Skip the pictures. Reproduce all other material exactly.

-- -- --

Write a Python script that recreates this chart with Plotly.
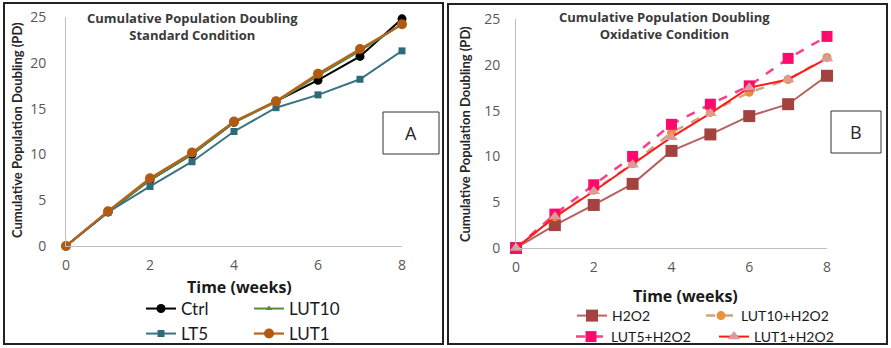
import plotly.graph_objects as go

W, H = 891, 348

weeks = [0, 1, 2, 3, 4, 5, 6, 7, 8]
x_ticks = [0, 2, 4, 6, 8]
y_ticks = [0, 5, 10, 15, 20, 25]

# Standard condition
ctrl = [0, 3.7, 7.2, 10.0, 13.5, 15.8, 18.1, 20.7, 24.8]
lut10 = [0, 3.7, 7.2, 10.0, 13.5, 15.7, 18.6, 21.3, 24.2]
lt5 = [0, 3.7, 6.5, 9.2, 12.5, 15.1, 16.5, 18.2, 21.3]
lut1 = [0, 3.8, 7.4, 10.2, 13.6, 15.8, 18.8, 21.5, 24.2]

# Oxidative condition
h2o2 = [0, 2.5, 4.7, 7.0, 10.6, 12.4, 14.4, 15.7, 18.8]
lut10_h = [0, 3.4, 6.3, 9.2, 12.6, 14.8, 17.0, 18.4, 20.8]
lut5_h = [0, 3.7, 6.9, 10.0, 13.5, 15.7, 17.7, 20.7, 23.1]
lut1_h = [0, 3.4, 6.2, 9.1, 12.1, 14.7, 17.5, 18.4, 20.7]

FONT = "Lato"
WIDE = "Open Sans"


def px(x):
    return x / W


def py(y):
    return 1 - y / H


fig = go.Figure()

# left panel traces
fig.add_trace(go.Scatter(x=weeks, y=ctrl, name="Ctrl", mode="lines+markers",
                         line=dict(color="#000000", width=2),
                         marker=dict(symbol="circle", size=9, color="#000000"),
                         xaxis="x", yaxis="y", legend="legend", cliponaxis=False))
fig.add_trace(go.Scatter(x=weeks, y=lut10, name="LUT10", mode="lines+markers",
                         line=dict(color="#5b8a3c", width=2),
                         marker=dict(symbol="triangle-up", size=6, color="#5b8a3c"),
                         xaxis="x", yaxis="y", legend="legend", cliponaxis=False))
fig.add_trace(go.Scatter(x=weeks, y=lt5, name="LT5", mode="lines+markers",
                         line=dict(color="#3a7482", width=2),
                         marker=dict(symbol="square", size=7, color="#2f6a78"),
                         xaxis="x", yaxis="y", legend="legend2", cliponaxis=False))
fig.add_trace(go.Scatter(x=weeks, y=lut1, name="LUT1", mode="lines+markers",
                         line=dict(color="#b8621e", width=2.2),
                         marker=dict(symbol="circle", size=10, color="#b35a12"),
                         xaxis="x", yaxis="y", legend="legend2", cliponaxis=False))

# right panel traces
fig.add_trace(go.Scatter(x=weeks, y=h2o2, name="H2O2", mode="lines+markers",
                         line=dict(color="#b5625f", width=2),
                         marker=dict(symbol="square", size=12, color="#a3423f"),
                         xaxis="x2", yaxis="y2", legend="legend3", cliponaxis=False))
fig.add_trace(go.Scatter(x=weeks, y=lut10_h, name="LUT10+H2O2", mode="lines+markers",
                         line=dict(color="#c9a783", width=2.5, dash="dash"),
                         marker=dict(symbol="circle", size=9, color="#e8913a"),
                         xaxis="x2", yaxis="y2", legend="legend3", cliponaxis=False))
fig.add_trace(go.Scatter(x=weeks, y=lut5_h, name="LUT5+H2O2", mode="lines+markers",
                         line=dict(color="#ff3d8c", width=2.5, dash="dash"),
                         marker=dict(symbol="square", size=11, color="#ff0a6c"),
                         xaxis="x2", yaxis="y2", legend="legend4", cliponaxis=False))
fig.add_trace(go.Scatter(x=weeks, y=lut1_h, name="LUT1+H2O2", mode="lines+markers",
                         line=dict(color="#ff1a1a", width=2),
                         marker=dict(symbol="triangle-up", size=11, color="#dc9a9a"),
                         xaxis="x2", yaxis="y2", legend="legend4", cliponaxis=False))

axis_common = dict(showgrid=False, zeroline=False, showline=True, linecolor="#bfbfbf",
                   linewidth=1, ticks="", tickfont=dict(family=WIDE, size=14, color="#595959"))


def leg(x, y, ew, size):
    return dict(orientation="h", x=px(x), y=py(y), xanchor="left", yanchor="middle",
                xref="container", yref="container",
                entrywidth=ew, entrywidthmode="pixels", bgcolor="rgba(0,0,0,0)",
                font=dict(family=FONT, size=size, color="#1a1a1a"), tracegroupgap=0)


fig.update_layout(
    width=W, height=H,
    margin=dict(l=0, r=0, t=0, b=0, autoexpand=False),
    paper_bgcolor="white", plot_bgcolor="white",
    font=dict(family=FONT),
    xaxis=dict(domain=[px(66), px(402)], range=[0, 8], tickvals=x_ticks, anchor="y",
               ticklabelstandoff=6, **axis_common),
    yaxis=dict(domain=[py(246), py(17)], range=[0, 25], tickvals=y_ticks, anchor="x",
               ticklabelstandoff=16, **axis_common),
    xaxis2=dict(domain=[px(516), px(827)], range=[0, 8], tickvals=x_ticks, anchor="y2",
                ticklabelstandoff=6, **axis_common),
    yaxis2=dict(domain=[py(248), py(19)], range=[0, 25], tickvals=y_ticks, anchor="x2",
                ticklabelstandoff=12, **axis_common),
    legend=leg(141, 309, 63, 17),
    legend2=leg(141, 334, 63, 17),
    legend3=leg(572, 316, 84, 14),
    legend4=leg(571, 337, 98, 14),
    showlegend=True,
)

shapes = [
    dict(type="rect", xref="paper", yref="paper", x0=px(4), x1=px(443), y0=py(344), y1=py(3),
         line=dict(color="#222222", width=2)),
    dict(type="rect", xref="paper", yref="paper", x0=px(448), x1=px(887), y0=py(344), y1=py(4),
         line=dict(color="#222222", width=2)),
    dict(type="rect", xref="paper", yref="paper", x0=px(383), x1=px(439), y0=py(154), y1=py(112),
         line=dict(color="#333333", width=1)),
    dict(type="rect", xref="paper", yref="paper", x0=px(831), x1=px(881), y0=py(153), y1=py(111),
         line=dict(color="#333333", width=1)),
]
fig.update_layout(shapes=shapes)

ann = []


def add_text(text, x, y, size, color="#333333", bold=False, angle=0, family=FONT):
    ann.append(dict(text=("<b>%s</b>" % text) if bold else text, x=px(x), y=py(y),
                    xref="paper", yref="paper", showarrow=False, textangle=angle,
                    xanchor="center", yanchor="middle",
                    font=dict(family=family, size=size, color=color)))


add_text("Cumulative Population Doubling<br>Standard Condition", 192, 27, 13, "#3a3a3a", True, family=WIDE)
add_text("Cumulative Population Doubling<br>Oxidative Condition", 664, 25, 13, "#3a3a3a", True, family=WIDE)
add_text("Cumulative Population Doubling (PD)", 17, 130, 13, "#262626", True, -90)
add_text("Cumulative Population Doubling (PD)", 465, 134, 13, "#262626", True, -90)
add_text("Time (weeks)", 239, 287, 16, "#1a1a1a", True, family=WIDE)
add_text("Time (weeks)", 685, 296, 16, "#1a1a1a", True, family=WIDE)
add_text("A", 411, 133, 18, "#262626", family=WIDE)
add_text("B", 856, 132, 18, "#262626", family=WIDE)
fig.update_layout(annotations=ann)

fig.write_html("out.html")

-- -- --

- _Exercise result_:
Write a Python script that recreates this chart with Plotly.
import plotly.graph_objects as go

W, H = 891, 348

weeks = [0, 1, 2, 3, 4, 5, 6, 7, 8]
x_ticks = [0, 2, 4, 6, 8]
y_ticks = [0, 5, 10, 15, 20, 25]

# Standard condition
ctrl = [0, 3.7, 7.2, 10.0, 13.5, 15.8, 18.1, 20.7, 24.8]
lut10 = [0, 3.7, 7.2, 10.0, 13.5, 15.7, 18.6, 21.3, 24.2]
lt5 = [0, 3.7, 6.5, 9.2, 12.5, 15.1, 16.5, 18.2, 21.3]
lut1 = [0, 3.8, 7.4, 10.2, 13.6, 15.8, 18.8, 21.5, 24.2]

# Oxidative condition
h2o2 = [0, 2.5, 4.7, 7.0, 10.6, 12.4, 14.4, 15.7, 18.8]
lut10_h = [0, 3.4, 6.3, 9.2, 12.6, 14.8, 17.0, 18.4, 20.8]
lut5_h = [0, 3.7, 6.9, 10.0, 13.5, 15.7, 17.7, 20.7, 23.1]
lut1_h = [0, 3.4, 6.2, 9.1, 12.1, 14.7, 17.5, 18.4, 20.7]

FONT = "Lato"
WIDE = "Open Sans"


def px(x):
    return x / W


def py(y):
    return 1 - y / H


fig = go.Figure()

# left panel traces
fig.add_trace(go.Scatter(x=weeks, y=ctrl, name="Ctrl", mode="lines+markers",
                         line=dict(color="#000000", width=2),
                         marker=dict(symbol="circle", size=9, color="#000000"),
                         xaxis="x", yaxis="y", legend="legend", cliponaxis=False))
fig.add_trace(go.Scatter(x=weeks, y=lut10, name="LUT10", mode="lines+markers",
                         line=dict(color="#5b8a3c", width=2),
                         marker=dict(symbol="triangle-up", size=6, color="#5b8a3c"),
                         xaxis="x", yaxis="y", legend="legend", cliponaxis=False))
fig.add_trace(go.Scatter(x=weeks, y=lt5, name="LT5", mode="lines+markers",
                         line=dict(color="#3a7482", width=2),
                         marker=dict(symbol="square", size=7, color="#2f6a78"),
                         xaxis="x", yaxis="y", legend="legend2", cliponaxis=False))
fig.add_trace(go.Scatter(x=weeks, y=lut1, name="LUT1", mode="lines+markers",
                         line=dict(color="#b8621e", width=2.2),
                         marker=dict(symbol="circle", size=10, color="#b35a12"),
                         xaxis="x", yaxis="y", legend="legend2", cliponaxis=False))

# right panel traces
fig.add_trace(go.Scatter(x=weeks, y=h2o2, name="H2O2", mode="lines+markers",
                         line=dict(color="#b5625f", width=2),
                         marker=dict(symbol="square", size=12, color="#a3423f"),
                         xaxis="x2", yaxis="y2", legend="legend3", cliponaxis=False))
fig.add_trace(go.Scatter(x=weeks, y=lut10_h, name="LUT10+H2O2", mode="lines+markers",
                         line=dict(color="#c9a783", width=2.5, dash="dash"),
                         marker=dict(symbol="circle", size=9, color="#e8913a"),
                         xaxis="x2", yaxis="y2", legend="legend3", cliponaxis=False))
fig.add_trace(go.Scatter(x=weeks, y=lut5_h, name="LUT5+H2O2", mode="lines+markers",
                         line=dict(color="#ff3d8c", width=2.5, dash="dash"),
                         marker=dict(symbol="square", size=11, color="#ff0a6c"),
                         xaxis="x2", yaxis="y2", legend="legend4", cliponaxis=False))
fig.add_trace(go.Scatter(x=weeks, y=lut1_h, name="LUT1+H2O2", mode="lines+markers",
                         line=dict(color="#ff1a1a", width=2),
                         marker=dict(symbol="triangle-up", size=11, color="#dc9a9a"),
                         xaxis="x2", yaxis="y2", legend="legend4", cliponaxis=False))

axis_common = dict(showgrid=False, zeroline=False, showline=True, linecolor="#bfbfbf",
                   linewidth=1, ticks="", tickfont=dict(family=WIDE, size=14, color="#595959"))


def leg(x, y, ew, size):
    return dict(orientation="h", x=px(x), y=py(y), xanchor="left", yanchor="middle",
                xref="container", yref="container",
                entrywidth=ew, entrywidthmode="pixels", bgcolor="rgba(0,0,0,0)",
                font=dict(family=FONT, size=size, color="#1a1a1a"), tracegroupgap=0)


fig.update_layout(
    width=W, height=H,
    margin=dict(l=0, r=0, t=0, b=0, autoexpand=False),
    paper_bgcolor="white", plot_bgcolor="white",
    font=dict(family=FONT),
    xaxis=dict(domain=[px(66), px(402)], range=[0, 8], tickvals=x_ticks, anchor="y",
               ticklabelstandoff=6, **axis_common),
    yaxis=dict(domain=[py(246), py(17)], range=[0, 25], tickvals=y_ticks, anchor="x",
               ticklabelstandoff=16, **axis_common),
    xaxis2=dict(domain=[px(516), px(827)], range=[0, 8], tickvals=x_ticks, anchor="y2",
                ticklabelstandoff=6, **axis_common),
    yaxis2=dict(domain=[py(248), py(19)], range=[0, 25], tickvals=y_ticks, anchor="x2",
                ticklabelstandoff=12, **axis_common),
    legend=leg(141, 309, 63, 17),
    legend2=leg(141, 334, 63, 17),
    legend3=leg(572, 316, 84, 14),
    legend4=leg(571, 337, 98, 14),
    showlegend=True,
)

shapes = [
    dict(type="rect", xref="paper", yref="paper", x0=px(4), x1=px(443), y0=py(344), y1=py(3),
         line=dict(color="#222222", width=2)),
    dict(type="rect", xref="paper", yref="paper", x0=px(448), x1=px(887), y0=py(344), y1=py(4),
         line=dict(color="#222222", width=2)),
    dict(type="rect", xref="paper", yref="paper", x0=px(383), x1=px(439), y0=py(154), y1=py(112),
         line=dict(color="#333333", width=1)),
    dict(type="rect", xref="paper", yref="paper", x0=px(831), x1=px(881), y0=py(153), y1=py(111),
         line=dict(color="#333333", width=1)),
]
fig.update_layout(shapes=shapes)

ann = []


def add_text(text, x, y, size, color="#333333", bold=False, angle=0, family=FONT):
    ann.append(dict(text=("<b>%s</b>" % text) if bold else text, x=px(x), y=py(y),
                    xref="paper", yref="paper", showarrow=False, textangle=angle,
                    xanchor="center", yanchor="middle",
                    font=dict(family=family, size=size, color=color)))


add_text("Cumulative Population Doubling<br>Standard Condition", 192, 27, 13, "#3a3a3a", True, family=WIDE)
add_text("Cumulative Population Doubling<br>Oxidative Condition", 664, 25, 13, "#3a3a3a", True, family=WIDE)
add_text("Cumulative Population Doubling (PD)", 17, 130, 13, "#262626", True, -90)
add_text("Cumulative Population Doubling (PD)", 465, 134, 13, "#262626", True, -90)
add_text("Time (weeks)", 239, 287, 16, "#1a1a1a", True, family=WIDE)
add_text("Time (weeks)", 685, 296, 16, "#1a1a1a", True, family=WIDE)
add_text("A", 411, 133, 18, "#262626", family=WIDE)
add_text("B", 856, 132, 18, "#262626", family=WIDE)
fig.update_layout(annotations=ann)

fig.write_html("out.html")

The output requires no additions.